## [What to work on]
Retype, with no alterations, every line between the one containing "What Plotly code" and the one containing "fit_y = [25.0, 101.3]", counting both of those lines too. Pictures are to be left out.

## [Data lines]
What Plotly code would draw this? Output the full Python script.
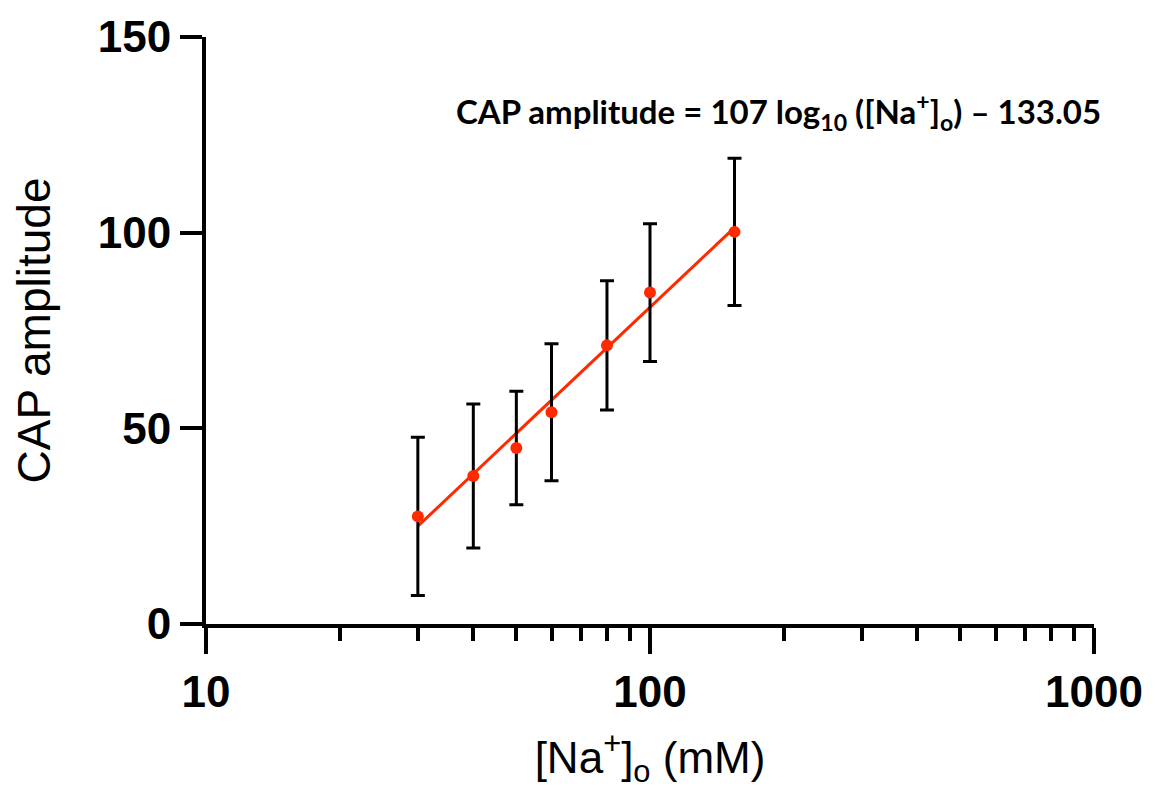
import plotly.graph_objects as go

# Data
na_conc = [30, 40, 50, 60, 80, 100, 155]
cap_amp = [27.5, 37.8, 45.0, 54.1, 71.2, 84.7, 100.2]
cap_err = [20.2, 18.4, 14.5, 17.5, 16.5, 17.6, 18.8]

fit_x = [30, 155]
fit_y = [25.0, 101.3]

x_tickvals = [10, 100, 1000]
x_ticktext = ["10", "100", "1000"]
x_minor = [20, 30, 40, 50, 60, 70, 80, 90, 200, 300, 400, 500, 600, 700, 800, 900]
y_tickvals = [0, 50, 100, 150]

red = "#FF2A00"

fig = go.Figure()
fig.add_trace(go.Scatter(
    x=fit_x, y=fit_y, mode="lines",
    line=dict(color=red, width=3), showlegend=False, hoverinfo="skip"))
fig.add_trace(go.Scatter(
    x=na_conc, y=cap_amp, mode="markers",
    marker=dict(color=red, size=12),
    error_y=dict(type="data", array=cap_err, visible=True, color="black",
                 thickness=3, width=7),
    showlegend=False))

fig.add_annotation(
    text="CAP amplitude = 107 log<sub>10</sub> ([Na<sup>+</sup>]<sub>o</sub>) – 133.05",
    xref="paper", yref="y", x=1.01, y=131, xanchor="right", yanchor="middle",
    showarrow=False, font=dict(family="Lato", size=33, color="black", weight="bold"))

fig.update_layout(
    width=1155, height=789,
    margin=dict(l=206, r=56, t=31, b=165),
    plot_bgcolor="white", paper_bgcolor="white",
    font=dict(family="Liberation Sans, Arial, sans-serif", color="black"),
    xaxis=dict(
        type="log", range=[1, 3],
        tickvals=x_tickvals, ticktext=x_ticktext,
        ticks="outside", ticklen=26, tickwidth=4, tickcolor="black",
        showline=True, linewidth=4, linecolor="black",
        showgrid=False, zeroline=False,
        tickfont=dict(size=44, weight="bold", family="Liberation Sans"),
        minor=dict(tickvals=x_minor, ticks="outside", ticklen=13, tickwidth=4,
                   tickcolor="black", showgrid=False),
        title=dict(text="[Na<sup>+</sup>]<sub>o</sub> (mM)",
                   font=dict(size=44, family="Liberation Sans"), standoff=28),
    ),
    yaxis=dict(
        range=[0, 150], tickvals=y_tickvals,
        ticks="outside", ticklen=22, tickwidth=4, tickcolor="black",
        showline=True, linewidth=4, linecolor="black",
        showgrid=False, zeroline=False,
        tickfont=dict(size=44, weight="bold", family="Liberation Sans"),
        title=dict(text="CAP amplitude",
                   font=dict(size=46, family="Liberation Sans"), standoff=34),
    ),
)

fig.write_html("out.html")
* * *
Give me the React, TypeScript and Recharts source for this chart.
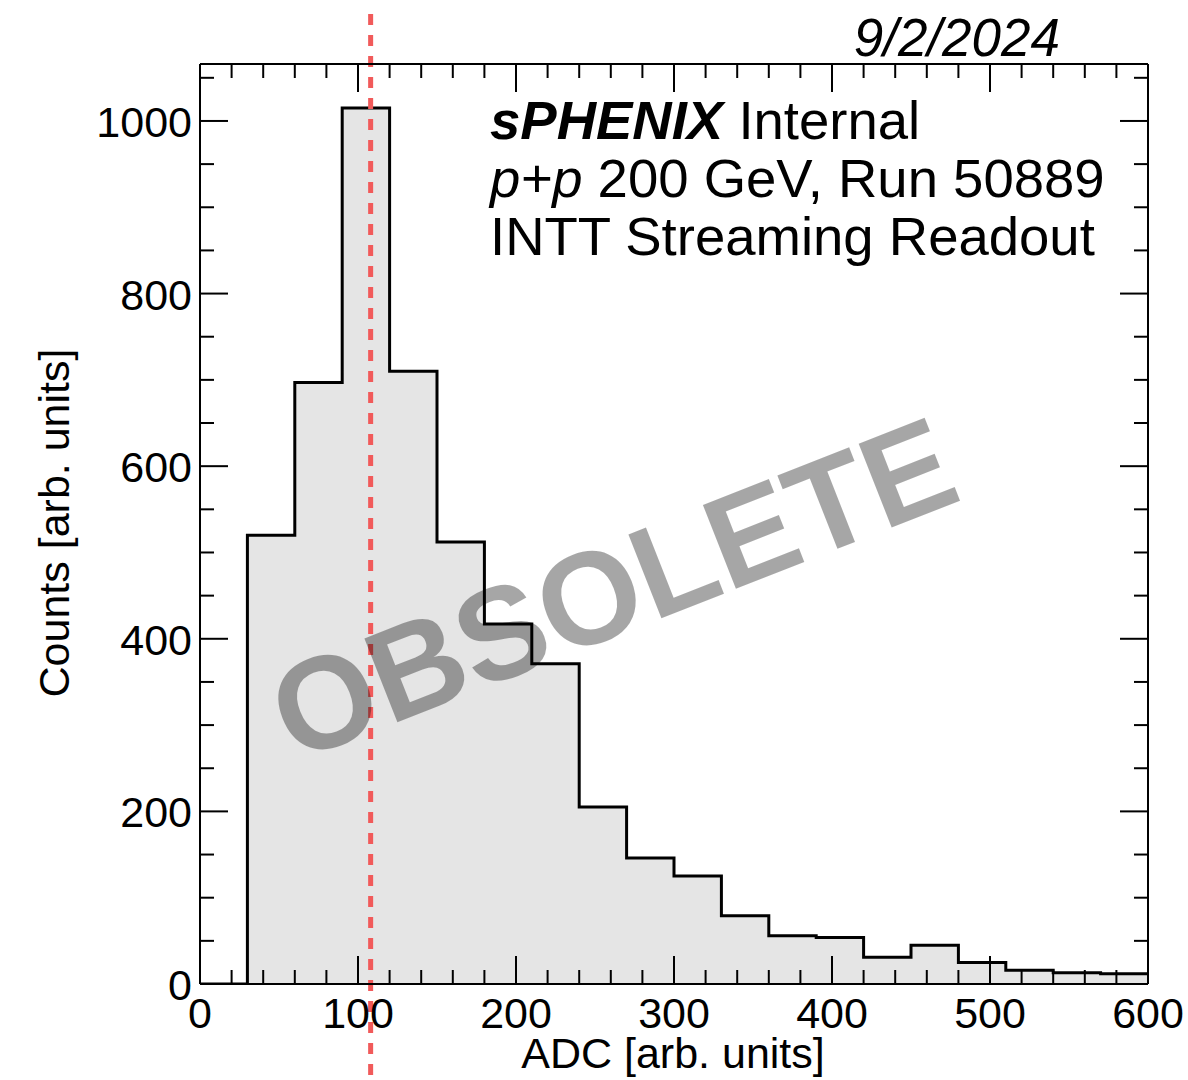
...
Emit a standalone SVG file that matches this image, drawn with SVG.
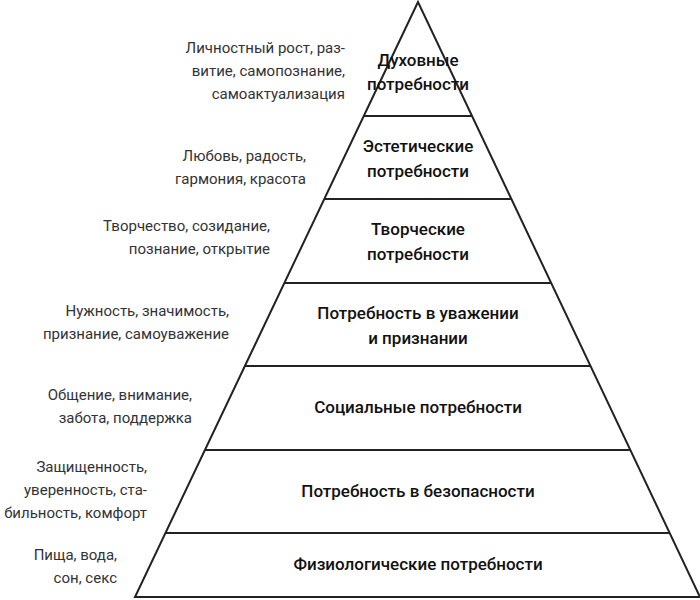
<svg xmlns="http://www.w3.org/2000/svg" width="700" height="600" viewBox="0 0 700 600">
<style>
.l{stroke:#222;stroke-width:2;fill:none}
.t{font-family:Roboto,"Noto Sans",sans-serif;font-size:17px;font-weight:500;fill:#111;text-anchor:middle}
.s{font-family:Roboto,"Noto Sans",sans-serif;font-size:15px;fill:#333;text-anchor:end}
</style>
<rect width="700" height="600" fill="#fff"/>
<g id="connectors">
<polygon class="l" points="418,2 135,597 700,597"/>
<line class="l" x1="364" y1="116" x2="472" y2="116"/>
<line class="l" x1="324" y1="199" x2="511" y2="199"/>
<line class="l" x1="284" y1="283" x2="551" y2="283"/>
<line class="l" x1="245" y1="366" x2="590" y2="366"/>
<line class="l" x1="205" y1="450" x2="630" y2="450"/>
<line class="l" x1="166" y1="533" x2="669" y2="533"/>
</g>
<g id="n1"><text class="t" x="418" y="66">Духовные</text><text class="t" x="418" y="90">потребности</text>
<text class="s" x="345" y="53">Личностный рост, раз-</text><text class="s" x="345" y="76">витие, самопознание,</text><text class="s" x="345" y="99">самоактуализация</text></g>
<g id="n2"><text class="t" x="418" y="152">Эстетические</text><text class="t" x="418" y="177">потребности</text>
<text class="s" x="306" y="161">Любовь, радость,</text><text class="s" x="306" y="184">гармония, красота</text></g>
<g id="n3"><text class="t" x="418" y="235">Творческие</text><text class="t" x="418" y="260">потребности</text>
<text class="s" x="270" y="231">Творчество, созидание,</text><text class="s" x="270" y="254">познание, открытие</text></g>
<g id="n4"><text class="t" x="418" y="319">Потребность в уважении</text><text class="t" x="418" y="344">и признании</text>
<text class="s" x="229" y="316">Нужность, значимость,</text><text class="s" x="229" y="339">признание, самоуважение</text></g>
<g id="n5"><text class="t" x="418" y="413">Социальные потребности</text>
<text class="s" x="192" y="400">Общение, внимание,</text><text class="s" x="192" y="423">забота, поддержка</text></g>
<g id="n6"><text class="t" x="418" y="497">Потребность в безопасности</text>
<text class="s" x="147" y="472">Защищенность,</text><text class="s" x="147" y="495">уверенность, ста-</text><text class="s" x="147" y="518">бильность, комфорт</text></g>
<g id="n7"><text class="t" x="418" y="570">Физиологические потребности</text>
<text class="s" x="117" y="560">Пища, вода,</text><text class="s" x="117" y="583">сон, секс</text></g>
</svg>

## [Answer to the problem]
What Plotly code would draw this? Output the full Python script.
import plotly.graph_objects as go

# Data
na_conc = [30, 40, 50, 60, 80, 100, 155]
cap_amp = [27.5, 37.8, 45.0, 54.1, 71.2, 84.7, 100.2]
cap_err = [20.2, 18.4, 14.5, 17.5, 16.5, 17.6, 18.8]

fit_x = [30, 155]
fit_y = [25.0, 101.3]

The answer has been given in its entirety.